GOAL →
Report each line of the data that includes the word "image".

-- start INPUT FOR THIS TASK --

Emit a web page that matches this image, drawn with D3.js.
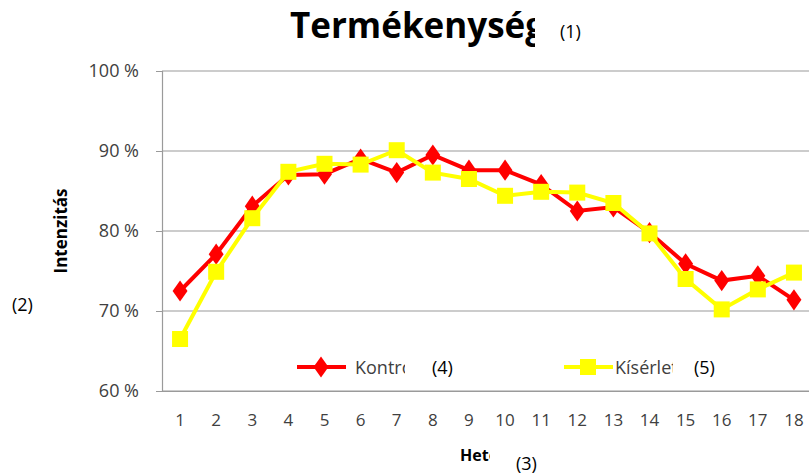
<!DOCTYPE html>
<html lang="hu">
<head>
<meta charset="utf-8">
<title>Termékenység</title>
<script src="https://d3js.org/d3.v7.min.js"></script>
<style>
  body { margin: 0; background: #fff; }
  text { font-family: "Open Sans", "DejaVu Sans", sans-serif; }
</style>
</head>
<body>
<script>
// weeks and series
var weeks = [1,2,3,4,5,6,7,8,9,10,11,12,13,14,15,16,17,18];
var kontroll = [72.5,77.1,83.1,87.0,87.1,89.0,87.3,89.5,87.6,87.6,85.8,82.5,83.0,79.8,75.9,73.8,74.4,71.4];
var kiserleti = [66.5,74.9,81.6,87.4,88.4,88.3,90.1,87.3,86.5,84.4,84.9,84.8,83.5,79.7,74.0,70.2,72.7,74.8];
var yTicks = [60,70,80,90,100];

var width = 809, height = 474;
var svg = d3.select("body").append("svg")
    .attr("width", width)
    .attr("height", height);

var x = d3.scaleBand().domain(weeks).range([162, 812]);
var y = d3.scaleLinear().domain([60, 100]).range([391, 71]);

// gridlines
svg.append("g")
    .selectAll("line")
    .data(yTicks)
    .enter().append("line")
    .attr("x1", 162).attr("x2", width)
    .attr("y1", function(d) { return y(d); })
    .attr("y2", function(d) { return y(d); })
    .attr("stroke", "#9a9a9a")
    .attr("stroke-width", 1.2);

// y axis
var yAxis = svg.append("g")
    .attr("transform", "translate(162,0)")
    .call(d3.axisLeft(y).tickValues(yTicks).tickSize(6).tickPadding(17)
        .tickFormat(function(d) { return d + " %"; }));
yAxis.select(".domain").attr("stroke", "#9a9a9a").attr("stroke-width", 1.2);
yAxis.selectAll(".tick line").attr("stroke", "#9a9a9a");
yAxis.selectAll("text").style("font-size", "18px").attr("fill", "#404040")
    .style("font-family", "Open Sans, sans-serif");

// x axis
var xAxis = svg.append("g")
    .attr("transform", "translate(0,391)")
    .call(d3.axisBottom(x).tickSize(0).tickPadding(23));
xAxis.select(".domain").attr("stroke", "#9a9a9a").attr("stroke-width", 1.2);
xAxis.selectAll("text").style("font-size", "17px").attr("fill", "#404040")
    .style("font-family", "Open Sans, sans-serif");

function cx(d, i) { return x(weeks[i]) + x.bandwidth() / 2; }

var line = d3.line()
    .x(function(d, i) { return cx(d, i); })
    .y(function(d) { return y(d); });

// Kontroll (red, diamonds)
svg.append("path")
    .datum(kontroll)
    .attr("d", line)
    .attr("fill", "none")
    .attr("stroke", "#ff0000")
    .attr("stroke-width", 4);

svg.append("g").selectAll("path")
    .data(kontroll)
    .enter().append("path")
    .attr("d", d3.symbol().type(d3.symbolDiamond).size(160))
    .attr("transform", function(d, i) {
        return "translate(" + cx(d, i) + "," + y(d) + ") scale(1.1,0.9)";
    })
    .attr("fill", "#ff0000");

// Kísérleti (yellow, squares)
svg.append("path")
    .datum(kiserleti)
    .attr("d", line)
    .attr("fill", "none")
    .attr("stroke", "#ffff00")
    .attr("stroke-width", 4);

svg.append("g").selectAll("rect")
    .data(kiserleti)
    .enter().append("rect")
    .attr("x", function(d, i) { return cx(d, i) - 8; })
    .attr("y", function(d) { return y(d) - 8; })
    .attr("width", 16).attr("height", 16)
    .attr("fill", "#ffff00");

// clip paths for the cut-off labels
var defs = svg.append("defs");
function clip(id, x0, x1) {
    defs.append("clipPath").attr("id", id)
        .append("rect").attr("x", x0).attr("y", 0).attr("width", x1 - x0).attr("height", height);
}
clip("c-title", 0, 535);
clip("c-k", 0, 405);
clip("c-s", 0, 673);
clip("c-x", 0, 490);

// title
svg.append("text")
    .attr("x", 290).attr("y", 38)
    .attr("clip-path", "url(#c-title)")
    .style("font-size", "35px").style("font-weight", "bold")
    .attr("fill", "#000")
    .text("Termékenység");
svg.append("text").attr("x", 560).attr("y", 38)
    .style("font-size", "18px").text("(1)");

// axis titles
svg.append("text")
    .attr("transform", "translate(67,231) rotate(-90)")
    .attr("text-anchor", "middle")
    .style("font-size", "17px").style("font-weight", "bold")
    .text("Intenzitás");
svg.append("text").attr("x", 12).attr("y", 311)
    .style("font-size", "18px").text("(2)");

svg.append("text")
    .attr("x", 460).attr("y", 461)
    .attr("clip-path", "url(#c-x)")
    .style("font-size", "16px").style("font-weight", "bold")
    .text("Hetek");
svg.append("text").attr("x", 516).attr("y", 470)
    .style("font-size", "18px").text("(3)");

// legend
var lg = svg.append("g");
lg.append("line").attr("x1", 297).attr("x2", 346).attr("y1", 367).attr("y2", 367)
    .attr("stroke", "#ff0000").attr("stroke-width", 4);
lg.append("path").attr("d", d3.symbol().type(d3.symbolDiamond).size(160))
    .attr("transform", "translate(321,367) scale(1.1,0.9)").attr("fill", "#ff0000");
lg.append("text").attr("x", 355).attr("y", 374).attr("clip-path", "url(#c-k)")
    .style("font-size", "18px").attr("fill", "#404040").text("Kontroll");
lg.append("text").attr("x", 432).attr("y", 374)
    .style("font-size", "18px").text("(4)");

lg.append("line").attr("x1", 564).attr("x2", 613).attr("y1", 367).attr("y2", 367)
    .attr("stroke", "#ffff00").attr("stroke-width", 4);
lg.append("rect").attr("x", 580).attr("y", 359).attr("width", 16).attr("height", 16)
    .attr("fill", "#ffff00");
lg.append("text").attr("x", 615).attr("y", 374).attr("clip-path", "url(#c-s)")
    .style("font-size", "18px").attr("fill", "#404040").text("Kísérleti");
lg.append("text").attr("x", 694).attr("y", 374)
    .style("font-size", "18px").text("(5)");
</script>
</body>
</html>
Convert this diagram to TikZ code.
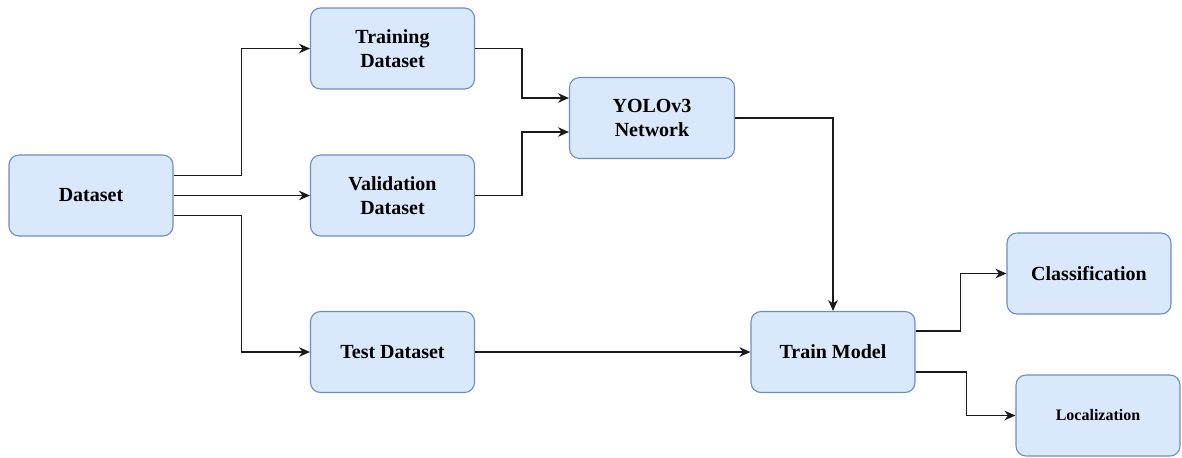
\documentclass[tikz,border=0pt]{standalone}
\usepackage{fontspec}
\setmainfont{Liberation Serif}
\usetikzlibrary{arrows.meta,calc}
\definecolor{boxfill}{HTML}{DAE8FC}
\definecolor{boxline}{HTML}{6C8EBF}
\definecolor{wire}{HTML}{1A1A1A}
\tikzset{
  box/.style={draw=boxline, fill=boxfill, line width=0.55pt, rounded corners=5pt,
    minimum width=82pt, minimum height=40.5pt, align=center, inner sep=0pt,
    font=\bfseries\fontsize{10}{12}\selectfont},
  arr/.style={draw=wire, line width=0.65pt, -{Stealth[length=5.5pt,width=4.8pt]}}
}
\begin{document}
\begin{tikzpicture}[x=0.5pt,y=-0.5pt]
\useasboundingbox (0,0) rectangle (1182,457);
\node[box] (ds) at (91,195.5) {Dataset};
\node[box] (tr) at (392.5,48.5) {Training\\Dataset};
\node[box] (va) at (392.5,195.5) {Validation\\Dataset};
\node[box] (te) at (392.5,352) {Test Dataset};
\node[box, minimum width=82.5pt] (yo) at (652,118) {YOLOv3\\Network};
\node[box] (tm) at (833,352) {Train Model};
\node[box] (cl) at (1089,273.5) {Classification};
\node[box, font=\bfseries\fontsize{8}{10}\selectfont] (lo) at (1098,415.5) {Localization};

\draw[arr] ($(ds.east)+(0,-20)$) -- ++(68,0) |- (tr.west);
\draw[arr] (ds.east) -- (va.west);
\draw[arr] ($(ds.east)+(0,20)$) -- ++(68,0) |- (te.west);
\draw[arr] (tr.east) -- ++(47,0) |- ($(yo.west)+(0,-20)$);
\draw[arr] (va.east) -- ++(47,0) |- ($(yo.west)+(0,14)$);
\draw[arr] (yo.east) -| (tm.north);
\draw[arr] (te.east) -- (tm.west);
\draw[arr] ($(tm.east)+(0,-21)$) -- ++(45,0) |- (cl.west);
\draw[arr] ($(tm.east)+(0,20)$) -- ++(51,0) |- (lo.west);
\end{tikzpicture}
\end{document}
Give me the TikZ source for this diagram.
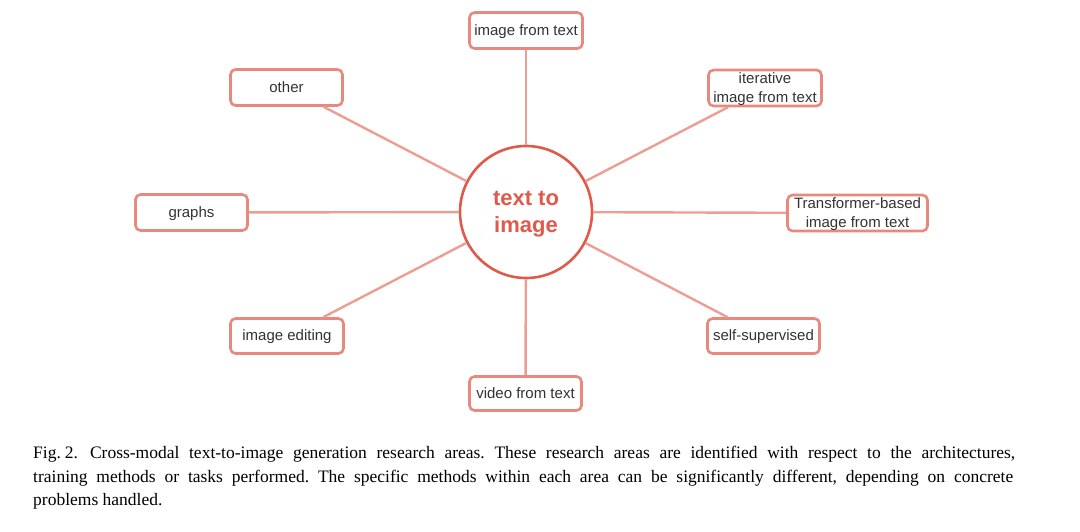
\documentclass[tikz,border=0pt]{standalone}
\usepackage{fontspec}
\setmainfont{Liberation Serif}
\newfontfamily\boxfont{Liberation Sans}
\definecolor{boxborder}{HTML}{E8897D}
\definecolor{circborder}{HTML}{E05A4B}
\definecolor{linkcol}{HTML}{EE9D93}
\definecolor{boxtext}{HTML}{333333}
\tikzset{
  area/.style={draw=boxborder, line width=2.6pt, rounded corners=5pt, fill=white,
    text=boxtext, font=\boxfont\fontsize{15}{18.5}\selectfont, align=center,
    inner sep=0pt, minimum height=36pt, text depth=1pt},
  hub/.style={circle, draw=circborder, line width=2.6pt, fill=white, minimum size=132pt,
    text=circborder, font=\boxfont\bfseries\fontsize{22}{27.5}\selectfont, align=center,
    text depth=0pt},
  link/.style={draw=linkcol, line width=2.4pt},
  caption/.style={anchor=base west, inner sep=0pt, font=\frenchspacing\fontsize{17.5}{24}\selectfont, text=black}
}
\begin{document}
\begin{tikzpicture}[x=1pt,y=-1pt]
\useasboundingbox (0,0) rectangle (1080,531);
\node[hub] (c) at (526,212) {text to\\image};
\node[area, minimum width=113pt] (top) at (526,30.5) {image from text};
\node[area, minimum width=112pt] (oth) at (286.5,87.5) {other};
\node[area, minimum width=113pt] (itr) at (765,88) {iterative\\image from text};
\node[area, minimum width=112pt] (gra) at (191.5,212.5) {graphs};
\node[area, minimum width=140pt] (trf) at (857.5,213) {Transformer-based\\image from text};
\node[area, minimum width=113pt, minimum height=35pt] (edi) at (287,336) {image editing};
\node[area, minimum width=112pt, minimum height=35pt] (sel) at (763.5,336) {self-supervised};
\node[area, minimum width=112pt, minimum height=34pt] (vid) at (525.5,393.5) {video from text};
\foreach \n in {top,oth,itr,gra,trf,edi,sel,vid} { \path[link] (c) -- (\n); }
\node[caption] (cap1) at (33,458) {\makebox[982pt][s]{Fig.\kern4pt2.\kern12pt Cross-modal text-to-image generation research areas. These research areas are identified with respect to the architectures,}};
\node[caption] (cap2) at (33,482) {\makebox[980pt][s]{training methods or tasks performed. The specific methods within each area can be significantly different, depending on concrete}};
\node[caption] (cap3) at (33,505) {problems handled.};
\end{tikzpicture}
\end{document}
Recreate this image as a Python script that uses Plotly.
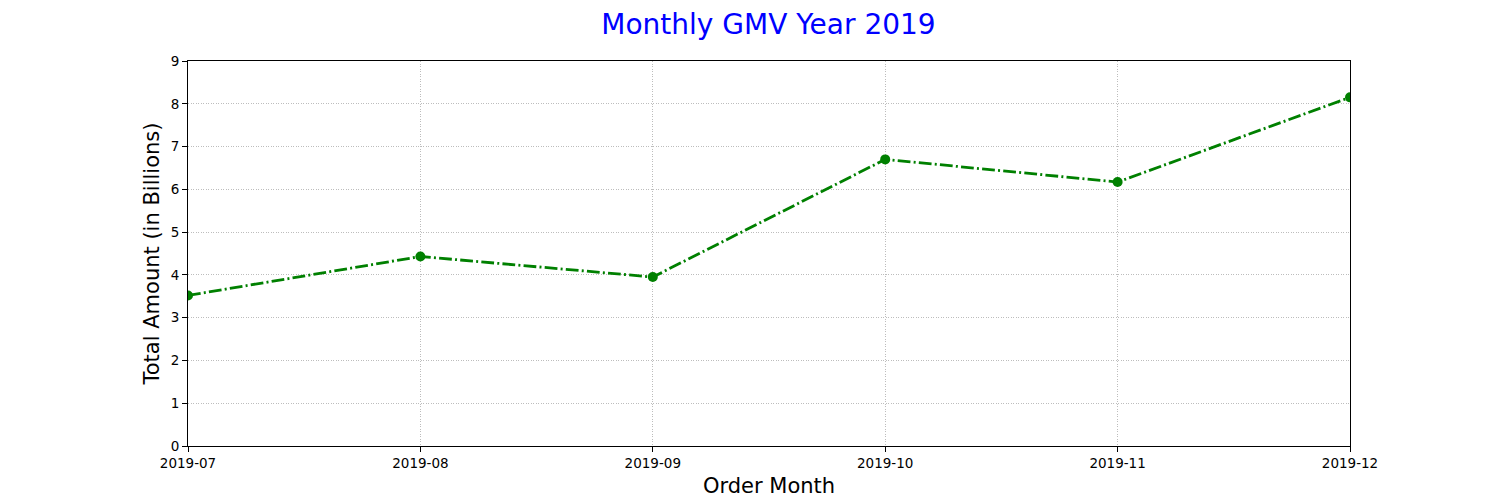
import plotly.graph_objects as go

months = ["2019-07", "2019-08", "2019-09", "2019-10", "2019-11", "2019-12"]
gmv_billions = [3.52, 4.43, 3.95, 6.70, 6.17, 8.15]
y_ticks = [0, 1, 2, 3, 4, 5, 6, 7, 8, 9]

FONT = "DejaVu Sans"

trace = go.Scatter(
    x=months,
    y=gmv_billions,
    mode="lines+markers",
    line=dict(color="#008000", width=2.8, dash="12.8px,3.2px,2px,3.2px"),
    marker=dict(color="#008000", size=10),
    cliponaxis=True,
    showlegend=False,
)

axis_common = dict(
    showline=True,
    linecolor="black",
    linewidth=1,
    mirror=True,
    ticks="outside",
    ticklen=5,
    tickcolor="black",
    tickfont=dict(family=FONT, size=13.5, color="black"),
    showgrid=True,
    gridcolor="#bdbdbd",
    gridwidth=0.6,
    griddash="1px,1.5px",
    zeroline=False,
)

layout = go.Layout(
    width=1500,
    height=500,
    paper_bgcolor="white",
    plot_bgcolor="white",
    margin=dict(l=180, r=158, t=53, b=62),
    title=dict(
        text="Monthly GMV Year 2019",
        font=dict(family=FONT, size=28, color="blue"),
        x=0.507,
        xanchor="center",
        y=0.968,
        yanchor="middle",
    ),
    xaxis=dict(
        axis_common,
        type="category",
        range=[0, len(months) - 1],
        title=dict(text="Order Month", font=dict(family=FONT, size=21, color="black"), standoff=8),
    ),
    yaxis=dict(
        axis_common,
        range=[0, 9],
        tickvals=y_ticks,
        title=dict(text="Total Amount (in Billions)", font=dict(family=FONT, size=21, color="black"), standoff=5),
    ),
)

fig = go.Figure(data=[trace], layout=layout)
fig.write_html("out.html")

-- end INPUT FOR THIS TASK --

WRITTEN RESPONSE →
Emit a web page that matches this image, drawn with D3.js.
\node[hub] (c) at (526,212) {text to\\image};
\node[area, minimum width=113pt] (top) at (526,30.5) {image from text};
\node[area, minimum width=113pt] (itr) at (765,88) {iterative\\image from text};
\node[area, minimum width=140pt] (trf) at (857.5,213) {Transformer-based\\image from text};
\node[area, minimum width=113pt, minimum height=35pt] (edi) at (287,336) {image editing};
\node[caption] (cap1) at (33,458) {\makebox[982pt][s]{Fig.\kern4pt2.\kern12pt Cross-modal text-to-image generation research areas. These research areas are identified with respect to the architectures,}};
Recreate this image as a Python script that uses Plotly.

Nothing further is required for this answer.